Early in her career, Strever taught advanced math classes, typically with students who needed less guidance to develop fundamental skills. In more recent years, Strever began co-teaching the math courses for students who need more help, working with students with disabilities and learning disorders, who often need more instruction and encouragement.
Christopher Wood, a special education teacher, has co-taught the higher-needs classes with Strever for the past four years. He said her structured disposition has “made a world of difference” for students because it provides routine, predictability, and clear expectations.
Her structure and “meticulousness” complement Wood’s more relaxed approach, he said.

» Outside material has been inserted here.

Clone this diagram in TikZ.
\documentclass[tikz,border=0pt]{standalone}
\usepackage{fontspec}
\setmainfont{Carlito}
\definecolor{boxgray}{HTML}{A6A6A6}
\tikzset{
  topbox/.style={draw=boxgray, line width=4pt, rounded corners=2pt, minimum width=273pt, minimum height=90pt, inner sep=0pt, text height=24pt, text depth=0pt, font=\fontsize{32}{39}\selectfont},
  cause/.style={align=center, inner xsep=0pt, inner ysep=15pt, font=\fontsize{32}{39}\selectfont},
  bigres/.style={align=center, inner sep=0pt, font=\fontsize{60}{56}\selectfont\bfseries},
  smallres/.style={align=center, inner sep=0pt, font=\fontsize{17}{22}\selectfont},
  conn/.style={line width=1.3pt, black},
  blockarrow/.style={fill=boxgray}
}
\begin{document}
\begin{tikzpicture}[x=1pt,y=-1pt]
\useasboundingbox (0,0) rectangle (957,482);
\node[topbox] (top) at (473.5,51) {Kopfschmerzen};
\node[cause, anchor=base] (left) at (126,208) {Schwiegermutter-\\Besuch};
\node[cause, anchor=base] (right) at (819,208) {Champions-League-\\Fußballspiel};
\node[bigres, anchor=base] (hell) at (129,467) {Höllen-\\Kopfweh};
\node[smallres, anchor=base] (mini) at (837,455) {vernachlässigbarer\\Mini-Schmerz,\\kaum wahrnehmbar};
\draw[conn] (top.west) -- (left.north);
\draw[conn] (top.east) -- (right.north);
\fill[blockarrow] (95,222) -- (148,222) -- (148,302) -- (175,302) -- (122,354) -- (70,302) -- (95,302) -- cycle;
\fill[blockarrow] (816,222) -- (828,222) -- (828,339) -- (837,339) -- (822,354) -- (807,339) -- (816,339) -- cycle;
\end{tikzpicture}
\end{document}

The duo are quite different but somehow work in perfect tandem, Wood said, often finishing each other’s sentences or predicting what the other might need.
“It amazes me, the dedication she has to this profession and these kids, and all of the things she’s seen and done, but is still going strong,” Wood said. “It’s been really inspiring working with her.”

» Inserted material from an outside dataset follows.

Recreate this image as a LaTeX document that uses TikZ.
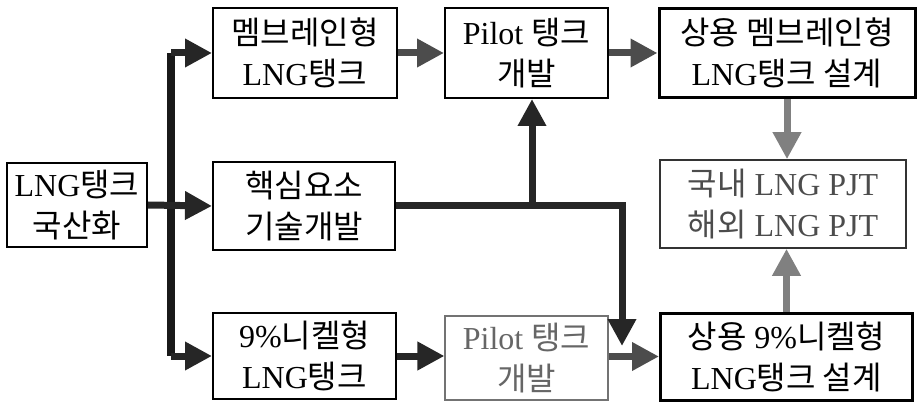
\documentclass[tikz,border=0pt]{standalone}
\usepackage{fontspec}
\setmainfont{Liberation Serif}
\newfontfamily\kr{Noto Sans CJK KR}
\usetikzlibrary{arrows.meta}
\tikzset{
  box/.style={draw, line width=2pt, inner sep=1pt, align=center,
    font=\fontsize{32}{41}\selectfont},
  strongbox/.style={box, line width=3pt},
  faintbox/.style={box, draw=black!55, line width=1.1pt, text=black!60},
  projbox/.style={box, draw=black!80, line width=1.6pt, text=black!70},
  flow/.style={line width=7pt, draw=black!85, line join=miter,
    -{Triangle[length=27pt,width=27pt]}},
  flowgray/.style={flow, draw=black!70},
  flowlight/.style={flow, draw=black!50}
}
\begin{document}
\begin{tikzpicture}[x=1pt,y=-1pt]
\path[use as bounding box] (0,0) rectangle (918,403);

\node[box, minimum width=140pt, minimum height=84pt] (src) at (77,205)
  {LNG{\kr 탱크}\\{\kr 국산화}};
\node[box, minimum width=184pt, minimum height=90pt] (mem) at (305,53)
  {{\kr 멤브레인형}\\LNG{\kr 탱크}};
\node[box, minimum width=182pt, minimum height=88pt] (core) at (304,206)
  {{\kr 핵심요소}\\{\kr 기술개발}};
\node[box, minimum width=183pt, minimum height=86pt] (nick) at (304.5,356)
  {9\%{\kr 니켈형}\\LNG{\kr 탱크}};
\node[box, minimum width=163pt, minimum height=90pt] (pilotA) at (526.5,53)
  {Pilot {\kr 탱크}\\{\kr 개발}};
\node[faintbox, minimum width=163pt, minimum height=84pt] (pilotB) at (526.5,358)
  {Pilot {\kr 탱크}\\{\kr 개발}};
\node[strongbox, minimum width=256pt, minimum height=89pt] (comM) at (787,53)
  {{\kr 상용 멤브레인형}\\LNG{\kr 탱크 설계}};
\node[projbox, minimum width=246pt, minimum height=88pt] (proj) at (783,204)
  {{\kr 국내} LNG PJT\\{\kr 해외} LNG PJT};
\node[strongbox, minimum width=252pt, minimum height=87pt] (comN) at (786.5,356.5)
  {{\kr 상용} 9\%{\kr 니켈형}\\LNG{\kr 탱크 설계}};

\coordinate (tx) at (171,0);
\coordinate (ux) at (532,0);
\coordinate (dn) at (622,346);

% trunk from the left box
\draw[line width=8pt, draw=black!90] (tx |- mem.west) -- (tx |- nick.west);
\draw[flow] (src.east) -- (core.west);
\draw[flow] (tx |- mem.west) -- (mem.west);
\draw[flow] (tx |- nick.west) -- (nick.west);

% top row
\draw[flowgray] (mem.east) -- (pilotA.west);
\draw[flowgray] (pilotA.east) -- (comM.west);

% core element branch
\draw[flow] (core.east) -| (dn);
\draw[flow] (ux |- core.east) -- (ux |- pilotA.south);

% bottom row
\draw[flow] (nick.east) -- (nick.east -| pilotB.west);
\draw[flowgray] (pilotB.east |- comN.west) -- (comN.west);

% to projects
\draw[flowlight] (comM.south) -- (comM.south |- proj.north);
\draw[flowlight] (comN.north) -- (comN.north |- proj.south);
\end{tikzpicture}
\end{document}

For Strever, once the strict teacher who pushed the highest-achieving students to new heights, said now focusing on helping struggling students find ways to excel “is the delight of my day, every day.”
For Strever, tackling new technology is a manageable challenge
In the 1970s, when personal computers came out, Strever had already been teaching for more than a decade. She didn’t really know anything about the technology but somehow later found herself tasked with training the school staff on how to use computers as they gained popularity.
Determined as ever, Strever spent hours with the staff at the local Radio Shack so she could lead the training.
“When I got my master’s degree in ‘66, these didn’t even exist,” Strever said.
That was the first time, but certainly not the last, when a new technology challenged Strever. There were also heated debates among educators about how calculators would affect children’s learning and academic progress, and the machines are now commonplace in American classrooms.
When Strever thinks about artificial intelligence, now the hot topic of education technology debates, she feels much like she did all those years ago about the calculator: “We all made a big deal about that and how it would ruin kids’ ability to think and problem-solve on their own, but it found its place, and I think AI is going to be the same.”
But when asked what has changed the most in education over the past 63 years, Strever said it’s students’ behavior and confidence.
There are far more disciplinary problems districtwide, she said, and fewer students truly believe in themselves and their abilities.
Research, surveys, and from recent years back her up.
In the classroom, this translates to students “not feeling as empowered to reach for the top goals,” Strever said.
“They’ll tell me it’s OK that they got a 65 on a test, and I say, ‘No it isn’t. I know you’ve got more. Give it to me,’” she said. “And when I push them, they start to do it.”
That belief in her students is what makes Strever so effective, Fenn Smith said.
“That idea that students know you believe they can do it, we know it is a huge marker for academic success, and you can certainly feel that in her classroom,” she said.
Strever’s career could break world records
On a hot Friday in August, Fenn Smith called Strever to talk about a potential recognition for her long teaching career. Strever picked up the phone, midway through staining the wishing well on her property. Yes, she was doing the job by herself.
In the summers, she mows her own lawn. In the winters, she shovels snow from the sidewalk.
This year, Fenn Smith recruited another staff member to help Strever set up her classroom, just to be safe. It’s not unusual to find Strever, who’s barely 5 feet tall, standing on a ladder to hang up a poster.
She’s quirky, too: There’s an “urban legend,” as Fenn Smith called it, that Strever has preplanned outfits for each day of the school year and doesn’t repeat attire. Strever said she recalls a former student who kept track of her outfits she wore by tallying them on the paper book cover of their math textbook.
It may have been true at one point, Strever said, but in recent years she’s occasionally had a repeat outfit, mostly because it’s difficult to find clothes that fit her petite frame. It is true, though, that Strever only wears dresses or skirts to school (and to do yard work). She wears pants just one day per year, on field day.
“Everybody knows when field day is just by my outfit,” Strever said.
Strever was an only child growing up, and never married or had children of her own. She has made her home at Linden Avenue Middle School.
“This is my family,” Strever said. “They’re so kind to me. This is where I want to be.”
So, it should come as no surprise that Strever has no plans to retire. And administrators want her to stay as long as she wants. It’s not out of loyalty or obligation to a longtime staff member, Fenn Smith said. It’s exactly the opposite: The staff and students benefit from Strever’s expertise, and she is highly respected.
When Strever speaks, people listen. When she teaches, students thrive.
“She sometimes worries if she should keep staying or if she might get pushed out eventually,” Fenn Smith said. “But I’ve told her: ‘I will not take your name off your board until you choose to take it off yourself.’”
Fenn Smith recently nominated Strever for two Guinness World Records, and the nominations are under review: longest teaching tenure in a single school and longest-tenured math teacher, both of which she by several years. She is currently the longest-tenured teacher in New York state, according to state records, and among the longest-tenured in the United States.
Guinness World Records doesn’t officially track the record for individual countries, but some state teachers’ unions have said unofficially that a former social studies teacher from Florida who taught for 72 years likely holds that title.
Happy and healthy, and with no plans to retire, Strever could hold that title in due time, too.